1. DIFFICULT TO GET COMMITMENT FROM THE BUSINESS AND A CLEAR PURPOSE OF THE BUDGET
Budget work is not infrequently thought of as a "necessary evil". Often, those responsible for budget work need to exert a lot of pressure to force business units to complete their budget on time, if at all. From their perspective, there are more important things to do and the budget quickly becomes out of date. Often, the budget is used for various different purposes such as cost control, performance assessments, etc., so it is not entirely clear to the business why the budget is really needed.
If management has a hard time getting the business to set a budget, it certainly can be difficult to extend the process to include, for example, rolling forecasts, which many organisations recognise as the best way to improve the relevance and usefulness of their planning processes.
What can be done to increase engagement?
2. POOR OVERVIEW
It is often difficult to get an clear overview of the process and data. The individual departments or divisions can often get a clear picture of their costs and whether the revenue is sufficient to cover them. But from a larger perspective it becomes a little more difficult. How is the budget aggregated in the best way? Who are the key stakeholders for the budget process and do they have access to information tailored to them?
3. DIFFICULT TO UNDERSTAND
The budget is often be presented from an accounting perspective, because it is usually the accounting & finance people responsible for the budget. But people within the business don't always understand the language and numbers that are communicated. Maybe the business only sees the budget as amounts against a variety of different accounts: not at all how they think about their business operations. If it's difficult to understand how the budget came to be, or what it means, confidence decreases and the whole purpose of the budget work is lost. Why should we use negative revenue? What does this account mean? etc. Many questions arise.
4. TOO MUCH MANUAL WORK
Once the individual business areas have compiled their detailed budget it needs be aggregated to a higher level. Many technical solutions have difficulties with this and offer no easy way to adequately consolidate the budget. Therefore, it is not uncommon to spend a great deal of time at the end of the budget process with manual consolidation of figures, taking time and potentially introducing data entry errors.

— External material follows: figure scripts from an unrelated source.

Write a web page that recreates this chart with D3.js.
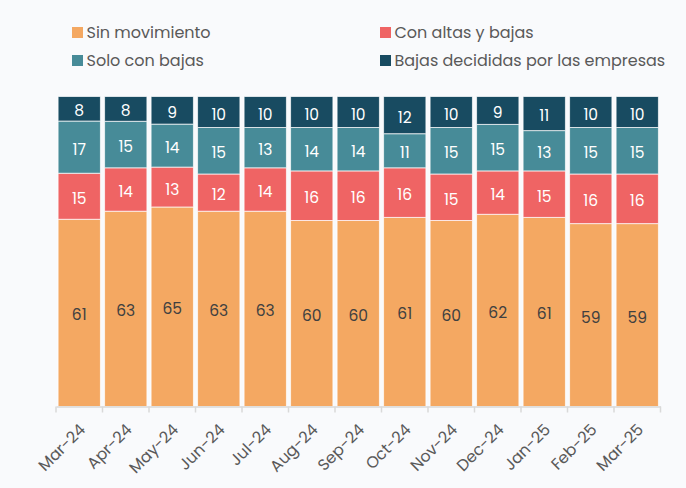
<!DOCTYPE html>
<html>
<head>
<meta charset="utf-8">
<script src="https://cdn.jsdelivr.net/npm/d3@7"></script>
<style>
  body { margin: 0; background: #f9fafc; }
  #chart { width: 686px; height: 488px; }
  text { font-family: Poppins, Inter, "Open Sans", sans-serif; }
</style>
</head>
<body>
<div id="chart"></div>
<script>
var months = ["Mar-24","Apr-24","May-24","Jun-24","Jul-24","Aug-24","Sep-24","Oct-24","Nov-24","Dec-24","Jan-25","Feb-25","Mar-25"];
var series = ["Sin movimiento","Con altas y bajas","Solo con bajas","Bajas decididas por las empresas"];
var sinMovimiento = [61,63,65,63,63,60,60,61,60,62,61,59,59];
var conAltasBajas = [15,14,13,12,14,16,16,16,15,14,15,16,16];
var soloBajas     = [17,15,14,15,13,14,14,11,15,15,13,15,15];
var bajasEmpresas = [8,8,9,10,10,10,10,12,10,9,11,10,10];
var colors = ["#f4a862","#ef6464","#478b98","#184b61"];
var labelColors = ["#404040","#ffffff","#ffffff","#ffffff"];

var W = 686, H = 488;
var margin = {t:96.5, l:56, r:25.5, b:81.5};

var svg = d3.select("#chart").append("svg")
    .attr("width", W).attr("height", H);

var rows = months.map(function(m, i){
    return {month: m, "Sin movimiento": sinMovimiento[i], "Con altas y bajas": conAltasBajas[i],
        "Solo con bajas": soloBajas[i], "Bajas decididas por las empresas": bajasEmpresas[i]};
});

var stack = d3.stack().keys(series).offset(d3.stackOffsetExpand);
var stacked = stack(rows);

var x = d3.scaleBand().domain(months)
    .range([margin.l, W - margin.r])
    .paddingInner(0.09).paddingOuter(0.045);
var y = d3.scaleLinear().domain([0,1]).range([H - margin.b, margin.t]);

var layers = svg.selectAll(".layer")
    .data(stacked).enter().append("g")
    .attr("class","layer")
    .attr("fill", function(d, i){ return colors[i]; });

layers.selectAll("rect")
    .data(function(d){ return d; })
    .enter().append("rect")
    .attr("x", function(d){ return x(d.data.month); })
    .attr("width", x.bandwidth())
    .attr("y", function(d){ return y(d[1]); })
    .attr("height", function(d){ return y(d[0]) - y(d[1]); })
    .attr("stroke", "#ffffff")
    .attr("stroke-opacity", 0.7)
    .attr("stroke-width", 1);

layers.each(function(layer, i){
    d3.select(this).selectAll("text")
        .data(layer).enter().append("text")
        .attr("x", function(d){ return x(d.data.month) + x.bandwidth()/2; })
        .attr("y", function(d){ return (y(d[0]) + y(d[1]))/2 + 2; })
        .attr("text-anchor","middle")
        .attr("dominant-baseline","central")
        .attr("fill", labelColors[i])
        .style("font-size","15.5px")
        .text(function(d){ return d.data[layer.key]; });
});

// x axis
var base = H - margin.b;
var ax = svg.append("g")
    .attr("transform","translate(0," + base + ")")
    .call(d3.axisBottom(x).tickSize(0).tickSizeOuter(0));
ax.select(".domain").attr("stroke","#d9d9d9").attr("stroke-width",1.5);
ax.selectAll(".tick text")
    .attr("fill","#595959")
    .style("font-size","16px")
    .attr("text-anchor","end")
    .attr("dy", null)
    .attr("transform","translate(5,22) rotate(-45)");

var step = x.step(), gap = step * x.paddingInner();
var bounds = months.map(function(m){ return x(m) - gap/2; });
bounds.push(x(months[months.length-1]) + x.bandwidth() + gap/2);
svg.append("g").selectAll("line")
    .data(bounds).enter().append("line")
    .attr("x1", function(d){ return d; }).attr("x2", function(d){ return d; })
    .attr("y1", base).attr("y2", base + 6)
    .attr("stroke","#d9d9d9").attr("stroke-width",1.5);

// legend
var legendPos = [[72,38],[380,38],[72,66],[380,66]];
var order = [0,1,2,3];
var lg = svg.append("g").selectAll("g")
    .data(order).enter().append("g")
    .attr("transform", function(d){ return "translate(" + legendPos[d][0] + "," + legendPos[d][1] + ")"; });
lg.append("rect")
    .attr("x",0).attr("y",-11).attr("width",11).attr("height",11)
    .attr("fill", function(d){ return colors[d]; });
lg.append("text")
    .attr("x",14.5).attr("y",0)
    .attr("fill","#595959")
    .style("font-size","16px")
    .text(function(d){ return series[d]; });
</script>
</body>
</html>
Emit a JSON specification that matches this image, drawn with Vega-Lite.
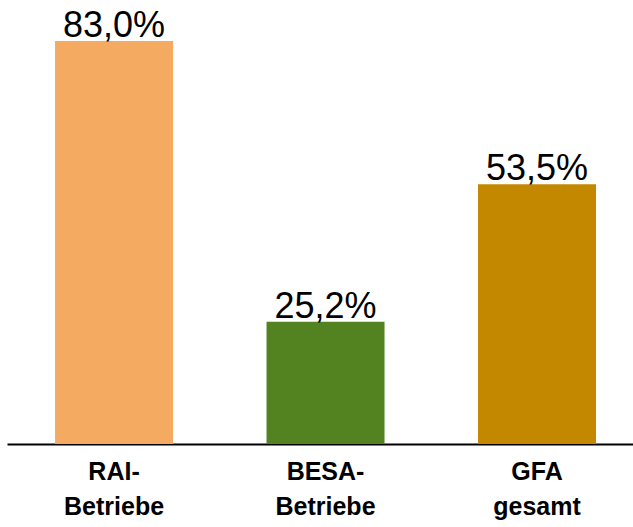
{
  "$schema": "https://vega.github.io/schema/vega-lite/v6.json",
  "width": 626,
  "height": 444,
  "padding": {"left": 7, "right": 0, "top": 0, "bottom": 83},
  "autosize": {"type": "none"},
  "background": "white",
  "config": {"view": {"stroke": null}, "font": "Liberation Sans"},
  "data": {"values": [
    {"gruppe": "RAI-|Betriebe", "anteil": 83.0, "text": "83,0%", "farbe": "#F5AA62"},
    {"gruppe": "BESA-|Betriebe", "anteil": 25.2, "text": "25,2%", "farbe": "#538320"},
    {"gruppe": "GFA|gesamt", "anteil": 53.5, "text": "53,5%", "farbe": "#C48800"}
  ]},
  "encoding": {
    "x": {
      "field": "gruppe", "type": "nominal", "sort": null,
      "scale": {"paddingInner": 0.442, "paddingOuter": 0.201, "align": 0.565},
      "axis": {
        "title": null, "labelAngle": 0, "ticks": false,
        "domainColor": "#000000", "domainWidth": 2, "domainOpacity": 1,
        "labelFont": "Liberation Sans", "labelFontWeight": "bold", "labelFontSize": 25,
        "labelColor": "black", "labelPadding": 15, "labelLineHeight": 35,
        "labelExpr": "split(datum.label, '|')"
      }
    },
    "y": {
      "field": "anteil", "type": "quantitative",
      "scale": {"domain": [0, 91.45], "nice": false},
      "axis": null
    }
  },
  "layer": [
    {"mark": {"type": "bar"}, "encoding": {"color": {"field": "farbe", "type": "nominal", "scale": null}}},
    {"mark": {"type": "text", "baseline": "alphabetic", "dy": -4, "fontSize": 36, "font": "Liberation Sans", "color": "black"},
     "encoding": {"text": {"field": "text"}}}
  ]
}
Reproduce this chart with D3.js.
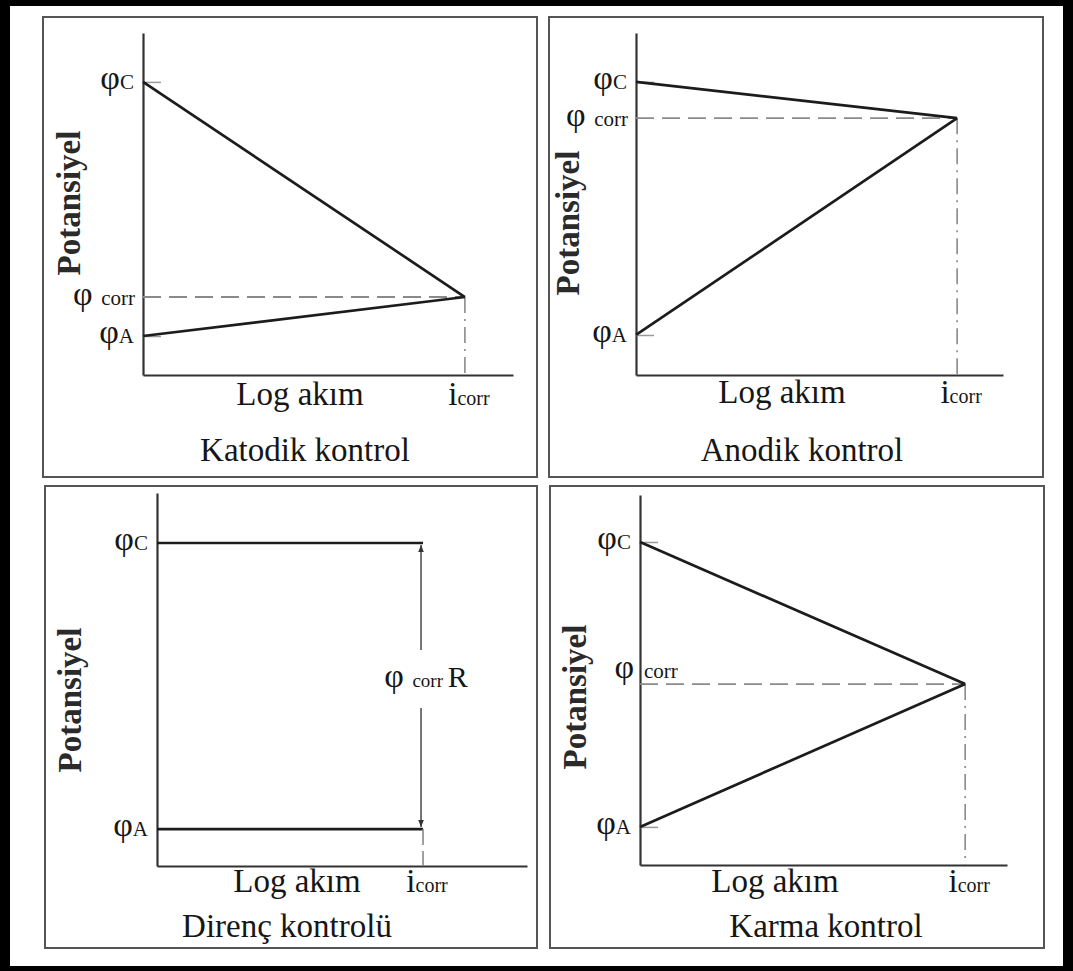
<!DOCTYPE html>
<html>
<head>
<meta charset="utf-8">
<script src="https://cdn.jsdelivr.net/npm/d3@7"></script>
<style>
  body { margin: 0; background: #fff; }
  text { font-family: "Liberation Serif", "Times New Roman", serif; fill: #161616; }
</style>
</head>
<body>
<div id="chart"></div>
<script>
// values (potential and log current on a 0..10 scale)
let panelNames = ["Katodik kontrol", "Anodik kontrol", "Direnç kontrolü", "Karma kontrol"];
let phiC    = [8.57, 8.57, 8.66, 8.73];
let phiCorr = [2.28, 7.51, null, 4.89];
let phiA    = [1.14, 1.17, 0.99, 1.03];
let iCorr   = [8.70, 8.75, 7.19, 8.86];
let yTitle = "Potansiyel";
let xTitle = "Log akım";

let svgWidth = 1073;
let svgHeight = 971;

// where each small diagram sits on the page
let layout = [
  {box: [43, 17, 494, 460],  ox: 143, oy: 375, w: 370, h: 342, ylab: [69, 203],  xlab: [300, 405], title: [305, 461]},
  {box: [549, 17, 494, 460], ox: 636, oy: 375, w: 367, h: 342, ylab: [568, 223], xlab: [782, 403], title: [802, 461]},
  {box: [45, 486, 492, 462], ox: 157, oy: 866, w: 370, h: 373, ylab: [70, 700],  xlab: [297, 892], title: [287, 937]},
  {box: [550, 486, 494, 462], ox: 640, oy: 865, w: 367, h: 370, ylab: [575, 697], xlab: [775, 892], title: [826, 937]}
];

let svg = d3.select("#chart")
  .append("svg")
  .attr("width", svgWidth)
  .attr("height", svgHeight);

// black frame
svg.append("rect").attr("width", svgWidth).attr("height", svgHeight).attr("fill", "#000");
svg.append("rect").attr("x", 10).attr("y", 6).attr("width", 1053).attr("height", 960).attr("fill", "#fff");

let defs = svg.append("defs");
defs.append("marker")
  .attr("id", "arrow")
  .attr("viewBox", "0 0 10 10")
  .attr("refX", 10).attr("refY", 5)
  .attr("markerWidth", 7).attr("markerHeight", 7)
  .attr("markerUnits", "userSpaceOnUse")
  .attr("orient", "auto")
  .append("path")
  .attr("d", "M0,1 L10,5 L0,9 Z")
  .attr("fill", "#333");

let lineColor = "#1c1c1c";
let dashColor = "#8a8a8a";
let phiSize = 34;

panelNames.forEach(function(name, i) {
  let L = layout[i];
  let g = svg.append("g");

  g.append("rect")
    .attr("x", L.box[0]).attr("y", L.box[1])
    .attr("width", L.box[2]).attr("height", L.box[3])
    .attr("fill", "none").attr("stroke", "#555").attr("stroke-width", 2);

  let x = d3.scaleLinear().domain([0, 10]).range([L.ox, L.ox + L.w]);
  let y = d3.scaleLinear().domain([0, 10]).range([L.oy, L.oy - L.h]);

  // axes: no numbers, only the lines and short marks at phiC / phiA
  let ticks = i === 2 ? [] : [phiC[i], phiA[i]];
  let leftAxis = d3.axisLeft(y).tickValues(ticks).tickFormat("").tickSize(-18).tickSizeOuter(0);
  let bottomAxis = d3.axisBottom(x).tickValues([]).tickSizeOuter(0);

  let ya = g.append("g").attr("transform", `translate(${L.ox},0)`).call(leftAxis);
  ya.select(".domain").attr("stroke", "#333").attr("stroke-width", 2.2);
  ya.selectAll(".tick line").attr("stroke", "#999").attr("stroke-width", 1.5);

  let xa = g.append("g").attr("transform", `translate(0,${L.oy})`).call(bottomAxis);
  xa.select(".domain").attr("stroke", "#333").attr("stroke-width", 2.2);

  let line = d3.line().x(d => x(d[0])).y(d => y(d[1]));

  if (phiCorr[i] !== null) {
    // dashed guide lines to the crossing point
    g.append("path")
      .attr("d", line([[0, phiCorr[i]], [iCorr[i], phiCorr[i]]]))
      .attr("stroke", dashColor).attr("stroke-width", 1.8)
      .attr("stroke-dasharray", "18,8").attr("fill", "none");
    g.append("path")
      .attr("d", line([[iCorr[i], phiCorr[i]], [iCorr[i], 0]]))
      .attr("stroke", dashColor).attr("stroke-width", 1.6)
      .attr("stroke-dasharray", "16,6,2,6").attr("fill", "none");

    // cathodic and anodic lines
    g.append("path")
      .attr("d", line([[0, phiC[i]], [iCorr[i], phiCorr[i]]]))
      .attr("stroke", lineColor).attr("stroke-width", 2.7).attr("fill", "none");
    g.append("path")
      .attr("d", line([[0, phiA[i]], [iCorr[i], phiCorr[i]]]))
      .attr("stroke", lineColor).attr("stroke-width", 2.7).attr("fill", "none");
  } else {
    // resistance control: two flat lines joined by an IR arrow
    g.append("path")
      .attr("d", line([[0, phiC[i]], [iCorr[i], phiC[i]]]))
      .attr("stroke", lineColor).attr("stroke-width", 2.7).attr("fill", "none");
    g.append("path")
      .attr("d", line([[0, phiA[i]], [iCorr[i], phiA[i]]]))
      .attr("stroke", lineColor).attr("stroke-width", 2.7).attr("fill", "none");
    g.append("path")
      .attr("d", line([[iCorr[i], phiA[i]], [iCorr[i], 0]]))
      .attr("stroke", dashColor).attr("stroke-width", 1.6)
      .attr("stroke-dasharray", "16,6").attr("fill", "none");

    let ax = x(iCorr[i]) - 2;
    let mid = (y(phiC[i]) + y(phiA[i])) / 2;
    g.append("line")
      .attr("x1", ax).attr("y1", mid - 36).attr("x2", ax).attr("y2", y(phiC[i]) + 2)
      .attr("stroke", "#555").attr("stroke-width", 1.6).attr("marker-end", "url(#arrow)");
    g.append("line")
      .attr("x1", ax).attr("y1", mid + 22).attr("x2", ax).attr("y2", y(phiA[i]) - 2)
      .attr("stroke", "#555").attr("stroke-width", 1.6).attr("marker-end", "url(#arrow)");

    let t = g.append("text").attr("x", ax + 5).attr("y", mid + 1).attr("text-anchor", "middle");
    t.append("tspan").attr("font-size", phiSize).text("φ ");
    t.append("tspan").attr("font-size", 19).text("corr ");
    t.append("tspan").attr("font-size", 30).text("R");
  }

  // potential labels on the left of the axis
  let tc = g.append("text").attr("x", L.ox - 9).attr("y", y(phiC[i]) + 7).attr("text-anchor", "end");
  tc.append("tspan").attr("font-size", phiSize).text("φ");
  tc.append("tspan").attr("font-size", 21).text("C");

  let ta = g.append("text").attr("x", L.ox - 9).attr("y", y(phiA[i]) + 7).attr("text-anchor", "end");
  ta.append("tspan").attr("font-size", phiSize).text("φ");
  ta.append("tspan").attr("font-size", 21).text("A");

  if (phiCorr[i] !== null) {
    if (i === 3) {
      // in the mixed panel the subscript sits inside the axis, above the dash
      g.append("text").attr("x", L.ox - 6).attr("y", y(phiCorr[i]) - 6)
        .attr("text-anchor", "end").attr("font-size", phiSize).text("φ");
      g.append("text").attr("x", L.ox + 4).attr("y", y(phiCorr[i]) - 6)
        .attr("font-size", 21).text("corr");
    } else {
      let tr = g.append("text").attr("x", L.ox - 8).attr("y", y(phiCorr[i]) + 8).attr("text-anchor", "end");
      tr.append("tspan").attr("font-size", phiSize).text("φ ");
      tr.append("tspan").attr("font-size", 21).text("corr");
    }
  }

  // i corr under the x axis
  let ti = g.append("text").attr("x", x(iCorr[i]) + 4).attr("y", L.xlab[1]).attr("text-anchor", "middle");
  ti.append("tspan").attr("font-size", 33).text("i");
  ti.append("tspan").attr("font-size", 20).text("corr");

  g.append("text")
    .attr("x", L.xlab[0]).attr("y", L.xlab[1])
    .attr("text-anchor", "middle").attr("font-size", 33)
    .text(xTitle);

  g.append("text")
    .attr("transform", `translate(${L.ylab[0]},${L.ylab[1]}) rotate(-90)`)
    .attr("text-anchor", "middle").attr("dominant-baseline", "central")
    .attr("font-size", 33).attr("font-weight", "bold")
    .style("fill", "#2a2a2a")
    .text(yTitle);

  g.append("text")
    .attr("x", L.title[0]).attr("y", L.title[1])
    .attr("text-anchor", "middle").attr("font-size", 33)
    .text(name);
});
</script>
</body>
</html>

5. DARE I TRUST THE NUMBERS?
Depending on how the process looks, how involved different people within the business are, and what tools are used, it can be difficult to fully trust what has been produced. Furthermore, if many people are involved in the process, the risk of errors increases. With limited system support, confidence in the resulting output decreases. What underlying figures were used? Are all calculations underlying the budget figures correct? Have there been data entry errors? Did the various stakeholders have a common understanding of the data they provided?